----- Data shown
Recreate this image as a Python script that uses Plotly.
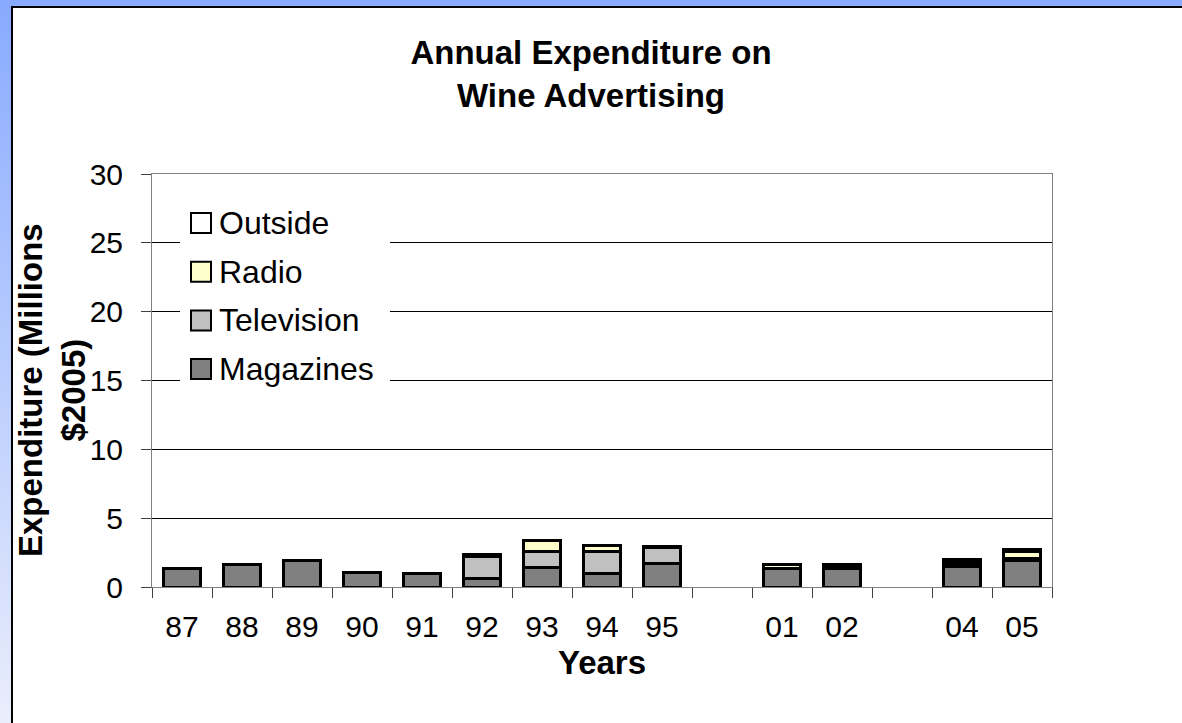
import base64
import plotly.graph_objects as go

# ---- data (millions of 2005 dollars) ----
slots = ["87", "88", "89", "90", "91", "92", "93", "94", "95",
         "96-00", "01", "02", "03", "04", "05"]
tick_labels = ["87", "88", "89", "90", "91", "92", "93", "94", "95",
               "", "01", "02", "", "04", "05"]

magazines = [1.31, 1.63, 1.95, 1.02, 0.95, 0.65, 1.39, 0.98, 1.71,
             None, 1.31, 1.31, None, 1.49, 1.90]
television = [0, 0, 0, 0, 0, 1.55, 1.19, 1.60, 1.16,
              None, 0.07, 0.12, None, 0.20, 0.17]
radio = [0, 0, 0, 0, 0, 0, 0.82, 0.45, 0,
         None, 0.29, 0.05, None, 0.15, 0.51]
outside = [0, 0, 0, 0, 0, 0.15, 0, 0, 0.08,
           None, 0, 0.17, None, 0.16, 0.15]

series_names = ["Magazines", "Television", "Radio", "Outside"]
series_values = [magazines, television, radio, outside]
series_colors = ["#808080", "#c0c0c0", "#ffffcc", "#ffffff"]

# ---- geometry of the figure (pixels) ----
W, H = 1182, 723
PL, PR, PT, PB = 152, 1052, 174, 587  # plot area edges
FONT = "Liberation Sans, Arial, sans-serif"


def px_x(px):
    return (px - PL) / (PR - PL)


def px_y(py):
    return (PB - py) / (PB - PT)


fig = go.Figure()
for name, vals, col in zip(series_names, series_values, series_colors):
    fig.add_trace(go.Bar(
        name=name, x=slots, y=vals,
        marker=dict(color=col, line=dict(color="black", width=3)),
        showlegend=False,
    ))

# background: blue gradient frame with a white panel outlined in black
svg = f"""<svg xmlns='http://www.w3.org/2000/svg' width='{W}' height='{H}'>
<defs><linearGradient id='g' x1='0' y1='0' x2='0' y2='1'>
<stop offset='0' stop-color='#88aaff'/><stop offset='1' stop-color='#eaeefc'/>
</linearGradient></defs>
<rect x='0' y='0' width='{W}' height='{H}' fill='url(#g)'/>
<rect x='12' y='7' width='{W}' height='{H}' fill='white' stroke='black' stroke-width='2'/>
</svg>"""
src = "data:image/svg+xml;base64," + base64.b64encode(svg.encode()).decode()
fig.add_layout_image(dict(
    source=src, xref="paper", yref="paper",
    x=px_x(0), y=px_y(0), sizex=px_x(W) - px_x(0), sizey=px_y(0) - px_y(H),
    xanchor="left", yanchor="top", sizing="stretch", layer="below",
))

# legend panel drawn over the gridlines
shapes = [dict(type="rect", xref="paper", yref="paper",
               x0=px_x(180), x1=px_x(390), y0=px_y(395), y1=px_y(198),
               fillcolor="white", line=dict(width=0), layer="above")]
annotations = []
legend_order = list(zip(series_names, series_colors))[::-1]
for i, (name, col) in enumerate(legend_order):
    cy = 223 + i * 48.7
    shapes.append(dict(type="rect", xref="paper", yref="paper",
                       x0=px_x(191), x1=px_x(211), y0=px_y(cy + 10), y1=px_y(cy - 10),
                       fillcolor=col, line=dict(color="black", width=2), layer="above"))
    annotations.append(dict(text=name, xref="paper", yref="paper",
                            x=px_x(217), y=px_y(cy), xanchor="left", yanchor="middle",
                            showarrow=False, font=dict(family=FONT, size=32, color="black")))

annotations.append(dict(
    text="<b>Expenditure (Millions<br>$2005)</b>", textangle=-90,
    xref="paper", yref="paper", x=px_x(52), y=px_y(390),
    xanchor="center", yanchor="middle", showarrow=False,
    font=dict(family=FONT, size=33, color="black"),
))

fig.update_layout(
    width=W, height=H, autosize=False,
    margin=dict(l=PL, r=W - PR, t=PT, b=H - PB, pad=0),
    paper_bgcolor="white", plot_bgcolor="rgba(0,0,0,0)",
    barmode="stack", bargap=0.38,
    title=dict(text="<b>Annual Expenditure on<br>Wine Advertising</b>",
               x=0.5, xref="container", xanchor="center",
               y=1 - 64 / H, yref="container", yanchor="middle",
               font=dict(family=FONT, size=33, color="black")),
    shapes=shapes, annotations=annotations,
    font=dict(family=FONT, color="black"),
)
fig.update_yaxes(
    range=[0, 30], dtick=5, showgrid=True, gridcolor="black", gridwidth=1,
    zeroline=False, showline=True, linecolor="#808080", linewidth=1, mirror=True,
    ticks="outside", ticklen=10, tickcolor="#404040", ticklabelstandoff=12,
    tickfont=dict(family=FONT, size=30, color="black"),
)
fig.update_xaxes(
    type="category", categoryorder="array", categoryarray=slots,
    range=[-0.5, len(slots) - 0.5], tickmode="array", tickvals=slots, ticktext=tick_labels,
    tickson="boundaries", ticks="outside", ticklen=10, tickcolor="#404040",
    showgrid=False, zeroline=False, showline=True, linecolor="#808080", linewidth=1,
    mirror=True, ticklabelstandoff=13,
    tickfont=dict(family=FONT, size=30, color="black"),
    title=dict(text="<b>Years</b>", standoff=8,
               font=dict(family=FONT, size=33, color="black")),
)

fig.write_html("out.html")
----------
▶ **Exercise requirements**
Set down again, exactly, the lines of the material above from its first line to the one with "import plotly.graph_objects as go", inclusive. Leave the pictures out.

▶ **The solution**
Recreate this image as a Python script that uses Plotly.
import base64
import plotly.graph_objects as go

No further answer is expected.